Biz hep öyle yaptık. Her zaman olduğu gibi sizlere de tavsiye ediyoruz, çünkü her anlamda çok güzel ve kıskanılacak derecede harika bir mozaiği olan bir ülkemiz var ve bu yüzden hep bir şekilde karıştırmaya ve geri bıraktırmaya çalışanlar var! Yılmadan mücadeleye devam…

Son 20 yılı aşkın süredir hem yurt dışında Rusya’dan Türkmenistan’a İngiltere’den Amerika’ya kadar bir çok ülkede hem de yurt içinde çeşitli konjonktürlerde birçok işler yaptık, tecrübelerimiz hep aynı şeyi gösteriyor: Yurt dışında olduğu gibi ülkemizde de 2001, 2008 ve 2016 yıllarındaki ekonomik ve sosyal olaylara rağmen olumlu düşünüp işlerimizi durdurmadan, konjonktüre uygun bir şekilde davranarak, dengeli bir şekilde yatırımlarımıza devam ettik ve güçlenerek bugünlere geldik diyebiliriz.

İşin aslı şu ki; olumlu düşünenler hem ruhsal hem de fiziksel sağlık açısından daha iyi durumda olduklarından dolayı tüm olumsuzluklara rağmen hayatlarının daha güzel geçtiği bir gerçek.

Bugünlerde de yatırım projelerimizi durdurmadık; deniz, kum, güneş üçlüsünün yanında harika bir doğa, spor, sanat, tarih, kısaca huzurun yeni adı olan ANTHAVEN projemizde marinası, kanallı evleri, oteli, çarşısı ile çok özel bir konsepte sahip -mütevazı olmayalım artık- Türkiye’nin, hatta dünyanın en özel tatil kompleksinin de kabalarını bitirdik, örnek konutları hazırladık, sizleri bekliyoruz…

Yine ülkemizde bir ilk olan ve Acıbadem Sağlık Grubu ile geliştirdiğimiz “Sağlıklı Residence” diye adlandırdığımız ANTWELL konsepti ister satın alınabilir ister kiralanabilir şekilde işletilecek ki bu projemiz de sonbaharda teslim hedefi ile hızla ilerliyor…

Sonuç olarak yine diyoruz ki her şeye rağmen hayat çok güzel ve de çok kısa; o yüzden iyi yaşamaya değer.

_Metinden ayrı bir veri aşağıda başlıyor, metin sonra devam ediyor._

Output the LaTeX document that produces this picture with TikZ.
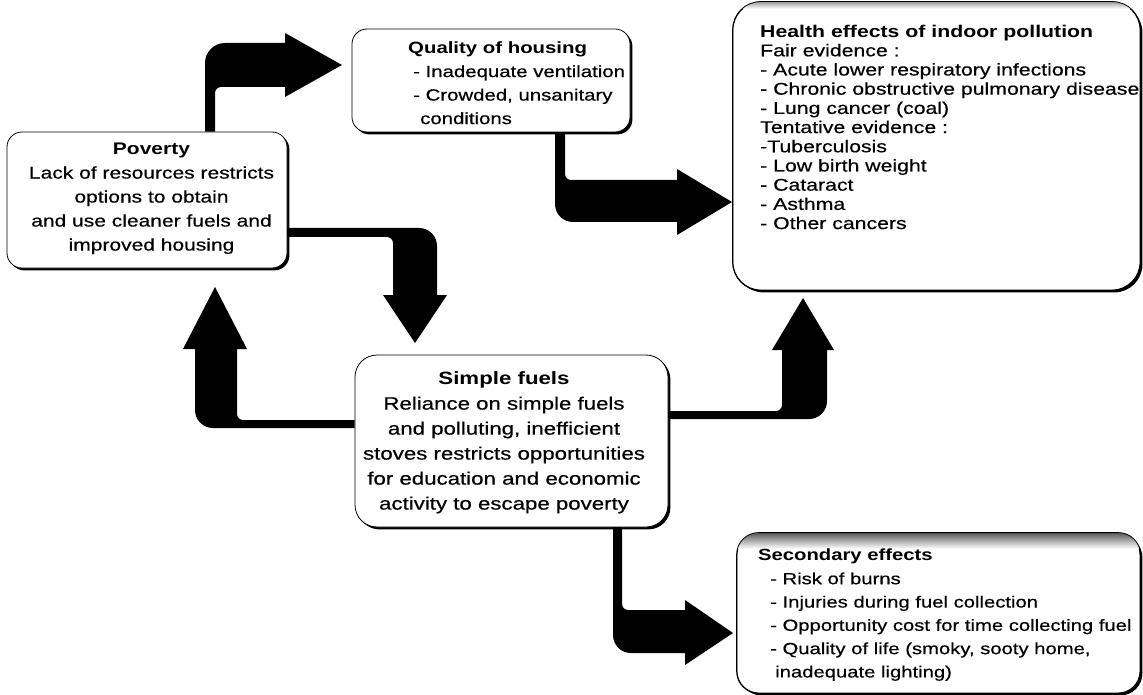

Her zaman olduğu gibi olumlu düşünenler çok yol alıp, kazanıyor; sağlıklı ve mutlu bir şekilde yaşıyor…

Hayat su gibi akıp gidiyor, aklınızdan geçen güzellikleri asla yarına bırakmayın, Balzac’ın dediği gibi, “Yapmanız gerektiğine inandığınız hiçbir şeyi ertelemeyin… Yapmanız gerekeni hemen yapın, hiç beklemeden,” çünkü bugün yaşanması mümkünken ertelediğin her şey yarının pişmanlığıdır.

Ant Yapı dostlarının tüm isteklerinin ertelemeden gerçekleştirecekleri günler diler, bu vesile ile Ramazan ayını ve bayramını şimdiden kutlar, hayırlara vesile olmasını dileriz.